Unhappy in Adelaide: the city’s VCs speak-up

Uni SA has so-far escaped COVID-19 all but unscathed, no thanks to the Morrison Government, suggests its VC

In an Adelaide speech, yesterday David Lloyd outlined what universities had done for the national government, notably paying way-more of their way by enrolling international students, while HE dropped from first to third in national education spending over a decade. It was an achievement ministers used to praise.

But then the political winds changed, “by July 2020, that same once-proud Federal Government was now publicly decrying the flawed model of Australian universities and their ‘over-reliance’ on international students,” he said.

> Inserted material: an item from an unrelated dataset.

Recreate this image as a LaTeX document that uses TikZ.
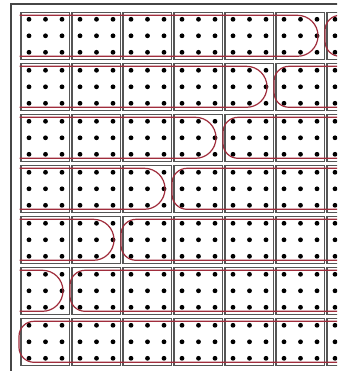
\documentclass[tikz,border=0pt]{standalone}
\definecolor{framec}{RGB}{70,70,70}
\definecolor{boxc}{RGB}{85,85,85}
\definecolor{redc}{RGB}{160,45,60}
\begin{document}
\begin{tikzpicture}[x=1pt,y=-1pt,
  cellbox/.style={draw=boxc,line width=1.1pt},
  dotmark/.style={fill=black},
  redline/.style={draw=redc,line width=1.2pt}]
\useasboundingbox (0,0) rectangle (337,371);
\clip (0,0) rectangle (337,371);
\fill[white] (0,0) rectangle (337,371);
\draw[framec,line width=1.2pt] (11,4) rectangle (345,380);
\foreach \rr in {0,...,6} {
  \foreach \cc in {0,...,6} {
    \pgfmathsetmacro\L{21+51*\cc}
    \pgfmathsetmacro\T{12.3+51*\rr}
    \draw[cellbox] (\L,\T) rectangle ++(48.5,47);
    \foreach \i in {8,24.5,41} {
      \foreach \j in {7,23.5,40} {
        \fill[dotmark] (\L+\i,\T+\j) circle[radius=2.4];
      }
    }
  }
}
\foreach \rr in {0,...,6} {
  \pgfmathsetmacro\T{12.3+51*\rr}
  \pgfmathsetmacro\ya{\T+3}
  \pgfmathsetmacro\yb{\T+44}
  \pgfmathsetmacro\xl{21+51*(6-\rr)-2}
  \draw[redline,rounded corners=15pt] (345,\ya) -- (\xl,\ya) -- (\xl,\yb) -- (345,\yb);
  \ifnum\rr<6
    \pgfmathsetmacro\xr{21+51*(5-\rr)+42-20.5}
    \draw[redline] (19.5,\ya) -- (\xr,\ya) arc[start angle=-90,end angle=90,radius=20.5] -- (19.5,\yb);
  \fi
}
\end{tikzpicture}
\end{document}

“Our nation’s independent medical research institutes, were allowed into the Job Keeper programme, recognising the value of their activities for wider society, but their parent organisations, the universities, who deliver the majority of all health and medical research and training in this country, were not,” Lloyd lamented.

And then the government had another go, changing the funding base so that in aggregate it pays less and students more. “Universities are required to teach more students to receive the same amount of base funding,” he said.

Professor Lloyd ended with characteristic optimism, “ours is not a broken business model … whatever gets thrown at us, we have shown ourselves to be pretty much unstoppable.”

No thanks, it appears, to the Morrison Government.

Colin Stirling has a message for the Government, “words actually matter”

The Flinders U VC spoke at the same event, pointing to government rhetoric, “around China, around trade-wars, around COVID – around international students, frankly – and the risks and the threats and the financial impost they have created for universities and the challenges associated with them.” That rhetoric does nothing to temper racism in the community, Professor Stirling said.

“We need a higher calibre debate around China. Chinese Australians did not cause COVID-19, they did not influence the trade war with China. It’s incumbent on our government to deliver that because words actually matter.”

Professor Stirling added that international students who return home with life-long affection for Australia  are “qn immensely valuable asset and we diminish it at our absolute peril.”

And Uni Adelaide’s Peter Høj wants less focus on narrow politics and more community interest

Professor Høj joined his VC friends, and spoke on the importance of international students  both in funding research and to the broader SA economy.

“People should be outraged by everything being seen through a narrow political lens rather than what is in their broader interests” he said.